Failure to deliver Old Bonds on time may result (i) in the cancellation of your tender and in you becoming liable for any damages resulting from that failure, (ii) in the case of Preferred Tenders (a) in the cancellation of any allocation of New Bonds in the New Bonds Offering in respect of your related Indication of Interest and/or (b) in the cancellation of your tender and in your remaining obligation to purchase your allocation of New Bonds in respect of your related Indication of Interest and/or (iii) in the delivery of a buy-in notice for the purchase of such Old Bonds, executed in accordance with customary brokerage practices for corporate fixed income securities. Any holder whose tender is cancelled will not receive the Purchase Price or Accrued Interest.

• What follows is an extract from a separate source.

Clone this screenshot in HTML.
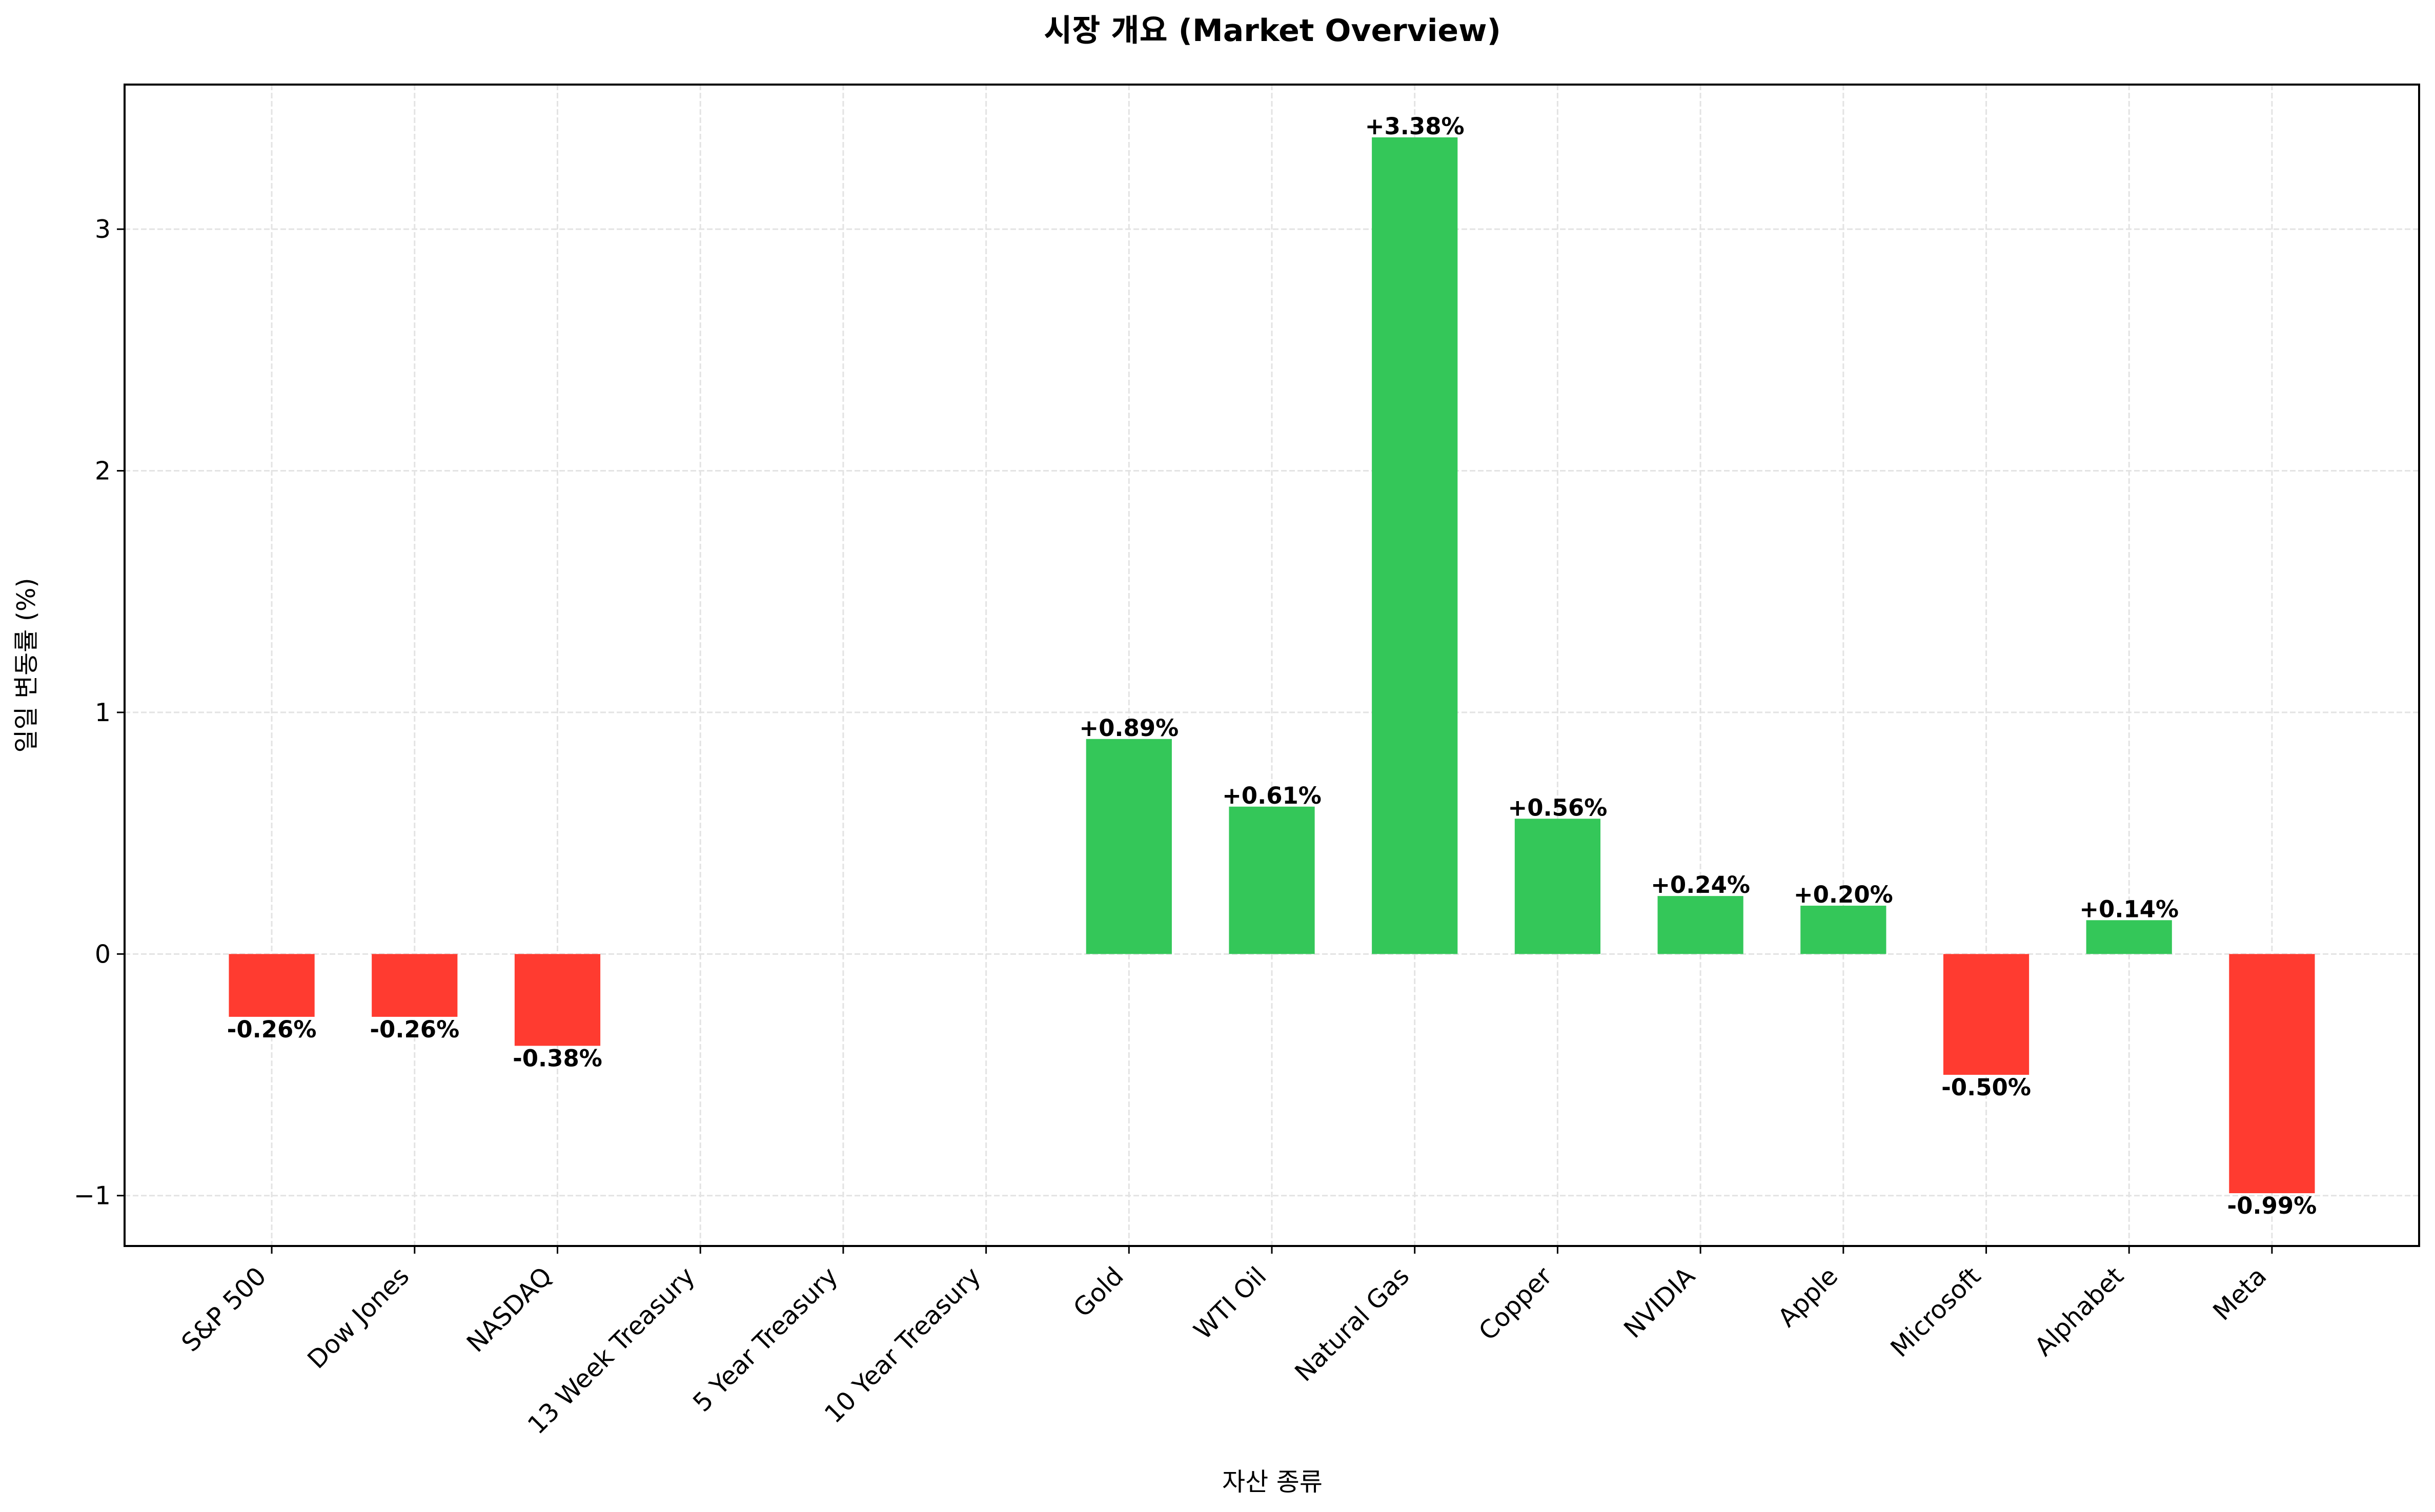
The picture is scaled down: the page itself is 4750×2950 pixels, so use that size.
<!DOCTYPE html>
<html><head><meta charset="utf-8">
<style>
html,body{margin:0;padding:0;background:#fff;}
svg{display:block;font-family:"DejaVu Sans","Liberation Sans","Noto Sans CJK KR",sans-serif;}
</style></head>
<body>
<svg id="chart" width="4750" height="2950" viewBox="0 0 4750 2950" xmlns="http://www.w3.org/2000/svg">
<rect x="0" y="0" width="4750" height="2950" fill="#fff"/>
<g id="grid"></g>
<g id="bars"></g>
<g id="labels"></g>
<rect x="243" y="165" width="4476" height="2266" fill="none" stroke="#000" stroke-width="4"/>
<g id="xticks"></g>
<g id="yticks"></g>
<text x="2482" y="80" text-anchor="middle" font-size="60" font-weight="bold">시장 개요 (Market Overview)</text>
<text x="0" y="0" transform="translate(68,1298) rotate(-90)" text-anchor="middle" font-size="49">일일 변동률 (%)</text>
<text x="2482" y="2908" text-anchor="middle" font-size="49">자산 종류</text>
</svg>
<script>
const categories = ["S&P 500","Dow Jones","NASDAQ","13 Week Treasury","5 Year Treasury","10 Year Treasury","Gold","WTI Oil","Natural Gas","Copper","NVIDIA","Apple","Microsoft","Alphabet","Meta"];
const changes = [-0.26,-0.26,-0.38,0,0,0,0.89,0.61,3.38,0.56,0.24,0.20,-0.50,0.14,-0.99];
const showLabel = [true,true,true,false,false,false,true,true,true,true,true,true,true,true,true];
const yTicks = [-1,0,1,2,3];

const NS="http://www.w3.org/2000/svg";
const L=243,R=4719,T=165,B=2431;
const xMin=-1.03,xMax=15.03,yMin=-1.2085,yMax=3.5985;
function xs(v){return L+(v-xMin)/(xMax-xMin)*(R-L);}
function ys(v){return B-(v-yMin)/(yMax-yMin)*(B-T);}
function mk(tag,attrs,parent){const e=document.createElementNS(NS,tag);for(const k in attrs)e.setAttribute(k,attrs[k]);parent.appendChild(e);return e;}
const grid=document.getElementById('grid'),bars=document.getElementById('bars'),labels=document.getElementById('labels'),xt=document.getElementById('xticks'),yt=document.getElementById('yticks');

yTicks.forEach(t=>{
  const y=ys(t);
  const g=mk('line',{x1:L,x2:R,y1:y,y2:y,stroke:'#e3e3e3','stroke-width':3,'stroke-dasharray':'11 5'},grid);
  
  
  const tk=mk('line',{x1:L-15,x2:L,y1:y,y2:y,stroke:'#000','stroke-width':3},yt);
  
  
  const tx=mk('text',{x:L-27,y:y+17,'text-anchor':'end','font-size':49},yt);
  tx.textContent=(t<0?'\u2212':'')+Math.abs(t);
  
  
});

categories.forEach((c,i)=>{
  const x=xs(i);
  const g=mk('line',{x1:x,x2:x,y1:T,y2:B,stroke:'#e3e3e3','stroke-width':3,'stroke-dasharray':'11 5'},grid);
  
  
  const v=changes[i];
  const w=xs(0.3)-xs(-0.3);
  const y0=ys(0),y1=ys(v);
  const r=mk('rect',{x:x-w/2,y:Math.min(y0,y1),width:w,height:Math.abs(y1-y0),fill:v>=0?'#34c759':'#ff3b30'},bars);
  
  
  if(showLabel[i]){
    const lt=mk('text',{x:x,y:v>=0?y1-6:y1+40,'text-anchor':'middle','font-size':45,'font-weight':'bold'},labels);
    lt.textContent=(v>=0?'+':'-')+Math.abs(v).toFixed(2)+'%';
    
    
  }
  const tk=mk('line',{x1:x,x2:x,y1:B,y2:B+15,stroke:'#000','stroke-width':3},xt);
  
  
  const ax=x-8,ay=B+30+32;
  const tl=mk('text',{x:0,y:0,transform:'translate('+ax+','+ay+') rotate(-45)','text-anchor':'end','font-size':49},xt);
  tl.textContent=c;
  
  
});
</script>
</body></html>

All Old Bonds that are tendered pursuant to Tender Orders placed through a Dealer Manager and are accepted as instructed by Uruguay will be purchased by the Billing and Delivering Bank in such amounts as Uruguay shall determine and subject to the terms and conditions of the Offer to Purchase. Only the Billing and Delivering Bank will be liable for the payment of the Purchase Price and Accrued Interest for Old Bonds validly tendered and accepted by Uruguay. Uruguay will not be liable under any circumstances for the payment of the Purchase Price and Accrued Interest for any Old Bonds tendered in the Offer by any holder. The Billing and Delivery Bank shall only have the obligation to sell to Uruguay the Old Bonds validly tendered and accepted for purchase that the Billing and Delivery Bank has actually purchased pursuant to the Tender Offer on the Tender Offer Settlement Date. Tender Orders that are not for Permitted Tender Amounts will not be accepted.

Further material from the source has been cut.